Parkin is a gingerbread cake typically made with oats and treacle and is traditionally eaten on Guy Fawkes Night/Bonfire Night (5th November). What makes it Yorkshire Parkin (mmm Yorkshire Parkin) is the addition of treacle whereas Lancashire Parkin uses golden syrup (bleurghhh). You’ll be very pleased to know that you won’t be finding any of that junk in my recipe however – just good old fashioned maple syrup, blackstrap molasses, and coconut sugar. This is still very high in sugars so please just eat this on Bonfire night and be done with it!

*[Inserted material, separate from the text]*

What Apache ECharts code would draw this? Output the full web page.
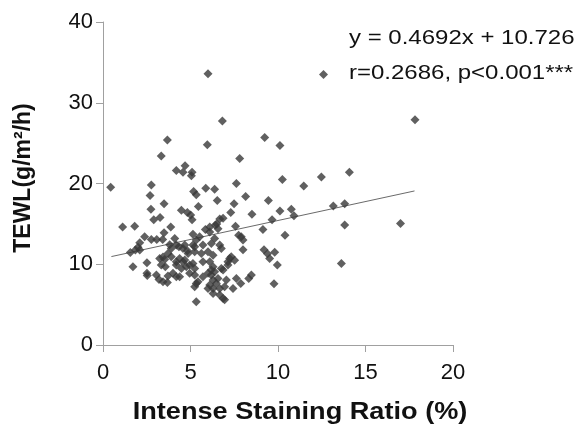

Parkin isn’t just any old cake it’s a beautifully soft yet sticky cake, and it isn’t one that can be eaten as soon as it is baked – you absolutely must leave it to mature for at least 3 days in order for those beautiful flavours to be released and for it to become perfectly sticky! I found that a little over a week was the best amount of time to leave it for, in the photos it’s at just under 3 days and so isn’t fully moist throughout, the longer that you leave the stickier it gets and the flavours become immense!
I used maple syrup rather than honey in this recipe as I thought that it would have more of a similar taste to using brown sugar and ground almonds rather than almond flour to give it that slightly ‘gritty’ and oaty like texture.
The weather is getting colder, the nights are getting darker, and all I want to do is wrap up in a big wooly jumper with a hot mug of spiced herbal tea and eat something with those delicious dark and black treacle toffee like flavours. Parkin is the ultimate comforting and sticky, spiced cake. When those fireworks start to go off I’ll be guaranteed to be carting some of this with me to enjoy the show.
1/3 cup maple syrup/raw honey
1/3 cup plus 2 tbsp blackstrap molasses
1/4 cup coconut sugar
100g raw grass-fed butter
1 cup tapioca flour
2 tbsp baking powder
2 tbsp ground ginger
1/4 tsp bicarbonate of soda
250g ground almonds
- Pre-heat your oven to 140°C/Gas Mark 1. Line a 9″ x 5″ loaf tin with baking parchment and grease. Set aside until needed.
- Combine your maple syrup/raw honey, blackstrap molasses, coconut sugar, and butter into a small heavy bottomed saucepan and heat on a low heat until the ingredients become liquid. Do not allow the contents to simmer or boil!
- Whilst you are waiting for your sugars and butter to melt combine the remaining ingredients except for your eggs and ground almonds into a food processor and process until smooth.
- Once melted very slowly pour the melted sugars and butter down the food processor’s feed tube whilst processing. Once you have finished pouring stop the processor and scrape down the sides using a silicone spatula and process again until smooth.
- Next pulse in your eggs before blending until smooth. Fold in your ground almonds and pour the mixture into your greased loaf tin.
- Place the loaf tin onto the middle shelf of your oven and cook for 1 hour – 1 1/2 hours until cooked the full way through. If you feel that the parkin is burning simply cover the tin with tin foil with the shiny side facing upward.
- Once cooked leave to cool in the tin for 30 minutes before turning out onto a wire rack. Your parkin will probably sink in the middle but don’t worry – to me it’s the sign of the most perfect parkin you can eat!
- Once fully cooled wrap in baking parchment/greaseproof paper, secure with a layer or tin foil, and store in an airtight container in a cool, dry cupboard for at least 3 days to let it mature. Mine has been in the cupboard for about a week and a half and it just keeps on getting better!